According to a letter sent by the ministry, Religious Services Minister Naftali Bennett signed regulations regarding different services provided by the ministry in October 2013. The letter details the price each hotel is required to pay for a kashrut certificate, according to its size. The price refers only to the certificate and not to the cost of making the hotels kosher.

 

Tourism Ministry Director-General Amir Halevi said in response, "We recently held several meetings in a bid to try to reduce the kashrut costs, and raised a number of proposals which could definitely be effective without harming the kashrut itself.

 

"It's outrageous that precisely at this time, in the peak of the tourism crisis, while hotels are dealing with a collapse in their occupancy rates, they are being required to pay kashrut fees with an addition of tens of percentage points."

 

Halevi added that "it's unthinkable that while one hands works to reduce the excess regulation which makes vacations in Israel more expensive, the other hand acts against this regulation.
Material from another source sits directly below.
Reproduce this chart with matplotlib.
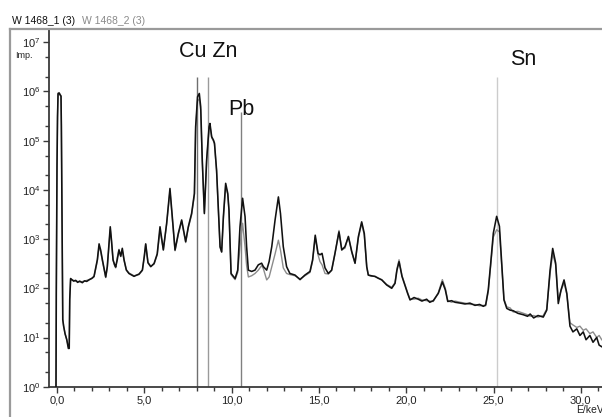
import matplotlib
matplotlib.use("Agg")
import matplotlib.pyplot as plt
from matplotlib.lines import Line2D
from matplotlib.ticker import LogLocator, MultipleLocator, FuncFormatter, LogFormatterSciNotation, NullFormatter

plt.rcParams['font.family'] = ['Liberation Sans', 'DejaVu Sans']
plt.rcParams['mathtext.fontset'] = 'custom'
plt.rcParams['mathtext.rm'] = 'Liberation Sans'
plt.rcParams['mathtext.it'] = 'Liberation Sans'
plt.rcParams['mathtext.bf'] = 'Liberation Sans'

# ---------------- data ----------------
series_names = ["W 1468_1 (3)", "W 1468_2 (3)"]

energy_kev = [
    -0.06, -0.04, 0.00, 0.03, 0.06, 0.12, 0.18, 0.23,
    0.25, 0.27, 0.30, 0.33, 0.38, 0.46, 0.56, 0.65,
    0.70, 0.73, 0.78, 0.85, 0.95, 1.07, 1.18, 1.30,
    1.45, 1.58, 1.70, 1.83, 2.00, 2.12, 2.31, 2.41,
    2.50, 2.60, 2.72, 2.79, 2.88, 2.98, 3.05, 3.12,
    3.21, 3.30, 3.36, 3.45, 3.55, 3.65, 3.74, 3.84,
    3.97, 4.12, 4.41, 4.70, 4.89, 5.00, 5.08, 5.21,
    5.37, 5.56, 5.74, 5.90, 6.09, 6.28, 6.47, 6.60,
    6.76, 6.95, 7.14, 7.37, 7.52, 7.71, 7.87, 7.94,
    8.05, 8.15, 8.23, 8.32, 8.44, 8.57, 8.71, 8.76,
    8.86, 8.96, 9.02, 9.14, 9.34, 9.43, 9.53, 9.66,
    9.78, 9.85, 9.97, 10.20, 10.35, 10.48, 10.63, 10.77,
    10.86, 10.96, 11.15, 11.34, 11.53, 11.72, 11.82, 12.01,
    12.15, 12.30, 12.49, 12.68, 12.80, 12.96, 13.15, 13.34,
    13.63, 13.92, 14.20, 14.49, 14.64, 14.79, 14.95, 15.06,
    15.18, 15.35, 15.54, 15.73, 15.92, 16.15, 16.31, 16.49,
    16.69, 16.88, 17.07, 17.26, 17.45, 17.60, 17.74, 17.83,
    18.00, 18.21, 18.40, 18.60, 18.88, 19.17, 19.36, 19.47,
    19.59, 19.76, 19.89, 20.08, 20.22, 20.45, 20.69, 20.90,
    21.17, 21.35, 21.55, 21.84, 22.07, 22.24, 22.38, 22.60,
    22.80, 23.10, 23.37, 23.65, 23.94, 24.20, 24.42, 24.55,
    24.70, 24.84, 24.99, 25.18, 25.34, 25.47, 25.60, 25.76,
    25.95, 26.13, 26.40, 26.71, 26.95, 27.10, 27.30, 27.55,
    27.85, 28.05, 28.24, 28.39, 28.56, 28.71, 28.87, 29.04,
    29.20, 29.38, 29.55, 29.77, 29.95, 30.14, 30.30, 30.52,
    30.70, 30.91, 31.05, 31.20,
]

counts_w1 = [
    0.5, 79, 30000, 300000, 900000, 930000, 850000, 800000,
    200000, 18600, 275, 23, 17, 12, 9, 6,
    6, 60, 158, 150, 140, 145, 132, 140,
    130, 142, 138, 148, 160, 175, 380, 800,
    600, 380, 230, 170, 275, 800, 1780, 950,
    380, 300, 270, 380, 600, 450, 650, 380,
    235, 200, 175, 195, 235, 450, 800, 330,
    275, 320, 500, 1780, 600, 2100, 10700, 2870,
    600, 1320, 2450, 890, 1780, 3330, 8500, 191000,
    780000, 912000, 490000, 40700, 3300, 40700, 191000, 224000,
    120000, 103000, 89000, 25000, 700, 550, 2870, 13600,
    8500, 3900, 200, 158, 234, 1780, 6760, 2870,
    700, 234, 220, 234, 300, 324, 275, 234,
    350, 700, 2450, 7200, 3300, 700, 275, 200,
    186, 150, 186, 220, 380, 1200, 513, 480,
    513, 260, 200, 234, 513, 1400, 600, 700,
    1120, 560, 324, 1120, 2240, 1300, 275, 186,
    180, 174, 160, 148, 117, 100, 126, 234,
    347, 174, 126, 79, 58, 65, 60, 55,
    60, 52, 56, 79, 135, 93, 54, 56,
    52, 50, 48, 50, 45, 47, 43, 46,
    93, 324, 1320, 2900, 1820, 324, 58, 39,
    36, 35, 31, 29, 27, 30, 25, 28,
    26, 36, 234, 646, 324, 49, 93, 148,
    79, 17, 13, 15, 11, 13, 9, 11,
    8, 10, 7, 6.5,
]

counts_w2 = [
    0.5, 79, 30000, 320000, 930000, 950000, 880000, 820000,
    210000, 19000, 290, 24, 17, 12, 9, 6.5,
    6.5, 60, 155, 148, 145, 140, 138, 135,
    137, 140, 145, 150, 158, 170, 360, 700,
    560, 360, 220, 165, 260, 760, 1600, 900,
    370, 290, 260, 420, 620, 440, 600, 370,
    240, 205, 180, 190, 230, 430, 780, 340,
    280, 310, 480, 1500, 620, 2000, 9500, 2700,
    580, 1250, 2300, 850, 1700, 3100, 8000, 170000,
    650000, 700000, 420000, 38000, 3500, 38000, 180000, 200000,
    115000, 98000, 85000, 24000, 680, 540, 2700, 12000,
    8000, 3700, 190, 150, 210, 700, 2100, 700,
    290, 170, 180, 200, 234, 290, 250, 148,
    170, 275, 500, 950, 600, 260, 200, 190,
    180, 155, 180, 210, 360, 1100, 480, 350,
    300, 200, 195, 230, 500, 1500, 620, 650,
    1150, 540, 320, 1050, 2100, 1200, 270, 185,
    175, 176, 162, 150, 120, 105, 130, 250,
    380, 180, 130, 82, 60, 60, 63, 58,
    56, 55, 54, 82, 150, 100, 56, 52,
    55, 52, 50, 47, 47, 44, 45, 44,
    85, 290, 1100, 1550, 1400, 300, 60, 42,
    40, 33, 34, 31, 29, 27, 28, 26,
    28, 38, 200, 500, 300, 60, 90, 130,
    75, 20, 18, 16, 17, 14, 15, 12,
    13, 10, 11, 9,
]

element_names = ["Cu", "Zn", "Pb", "Sn"]
element_kev = [8.04, 8.63, 10.55, 25.20]
element_line_top = [2.0e6, 2.0e6, 3.8e5, 2.0e6]

x_tick_values = [0, 5, 10, 15, 20, 25, 30]

# ---------------- figure ----------------
W, H = 602, 417
fig = plt.figure(figsize=(W / 100, H / 100), dpi=100)
fig.patch.set_facecolor('white')

def fx(px):
    return px / W

def fy(py):
    return 1 - py / H

ax_left, ax_right, ax_top, ax_bottom = 49, 602, 29.5, 386.7
ax = fig.add_axes([fx(ax_left), fy(ax_bottom), (ax_right - ax_left) / W, (ax_bottom - ax_top) / H])
ax.set_facecolor('white')

# outer frame of the spectrum window
fig.add_artist(Line2D([fx(10), fx(10)], [0, fy(29)], transform=fig.transFigure, color='#9a9a9a', lw=1.6))
fig.add_artist(Line2D([fx(10), 1], [fy(29), fy(29)], transform=fig.transFigure, color='#9a9a9a', lw=1.6))

# element marker lines
line_colors = ['#6f6f6f', '#9a9a9a', '#808080', '#cccccc']
for e, top, c in zip(element_kev, element_line_top, line_colors):
    ax.vlines(e, 0.1, top, colors=c, lw=1.0, zorder=1)

# spectra
ax.plot(energy_kev, counts_w2, color='#8c8c8c', lw=1.0, zorder=2)
ax.plot(energy_kev, counts_w1, color='#111111', lw=1.15, zorder=3)

ax.set_yscale('log')
ax.set_xlim((ax_left - 57) / 17.46, (ax_right - 57) / 17.46)
ax.set_ylim(1, 10 ** ((ax_bottom - ax_top) / 49.2))

ax.xaxis.set_major_locator(plt.FixedLocator(x_tick_values))
ax.xaxis.set_minor_locator(MultipleLocator(1))
ax.xaxis.set_major_formatter(FuncFormatter(lambda v, _: f"{v:.1f}".replace('.', ',')))
ax.yaxis.set_major_locator(LogLocator(base=10, numticks=12))
ax.yaxis.set_minor_locator(LogLocator(base=10, subs=[2, 5], numticks=12))
ax.yaxis.set_major_formatter(LogFormatterSciNotation())
ax.yaxis.set_minor_formatter(NullFormatter())

for s in ['top', 'right']:
    ax.spines[s].set_visible(False)
for s in ['left', 'bottom']:
    ax.spines[s].set_color('#3a3a3a')
    ax.spines[s].set_linewidth(1.3)

ax.tick_params(which='major', direction='out', length=4, width=1, color='#3a3a3a',
               labelsize=8, pad=2, labelcolor='#222222')
ax.tick_params(which='minor', direction='out', length=3, width=1, color='#3a3a3a')

# texts
fig.text(fx(12), fy(24), series_names[0], fontsize=7.5, color='#111111', va='baseline')
fig.text(fx(82), fy(24), series_names[1], fontsize=7.5, color='#8a8a8a', va='baseline')
fig.text(fx(15), fy(55), "Imp.", fontsize=6.5, color='#222222', va='center')
fig.text(fx(576), fy(410), "E/keV", fontsize=7.5, color='#222222', va='center')

fig.text(fx(208), fy(57), f"{element_names[0]} {element_names[1]}", fontsize=15.5,
         ha='center', va='baseline', color='#111111')
fig.text(fx(241.5), fy(115), element_names[2], fontsize=15.5, ha='center', va='baseline', color='#111111')
fig.text(fx(523), fy(65), element_names[3], fontsize=15.5, ha='center', va='baseline', color='#111111')

fig.savefig("out.png", dpi=100)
This will be handled in the firmest manner."

 

IHA Director Shmuel Zurel defined the decision to raise the cost of kashrut certificates as a scandal. In an urgent appeal to the Tourism Ministry, he wrote: "At a really perfect timing, at the peak of a crisis, hotels have been required to pay an addition for their kashrut certificates. One hand works to reduce vacation prices in a bid to help the hotels deal with a serious crisis, and the other hand raises prices by 30%."

 

He demanded that the ministry take swift action to stop the price hike.

 

Lior Raviv, CEO of the Isrotel hotel chain noted that hotels have to pay for the kashrut certificate in addition to the millions of shekels they pay for the kashrut process itself. "In Isrotel, for example, the kashrut costs the chain's hotels about NIS 3 million ($830,000) a year," he said.

 

A hotel manager we spoke to on Monday, who asked to remain anonymous, said that "while hotels charge hundreds and sometimes thousands of shekels for a room per night, and are unable to even serve their guests an espresso on Shabbat, they are being asked to pay huge sums of money for kashrut certificates which reflect no progress."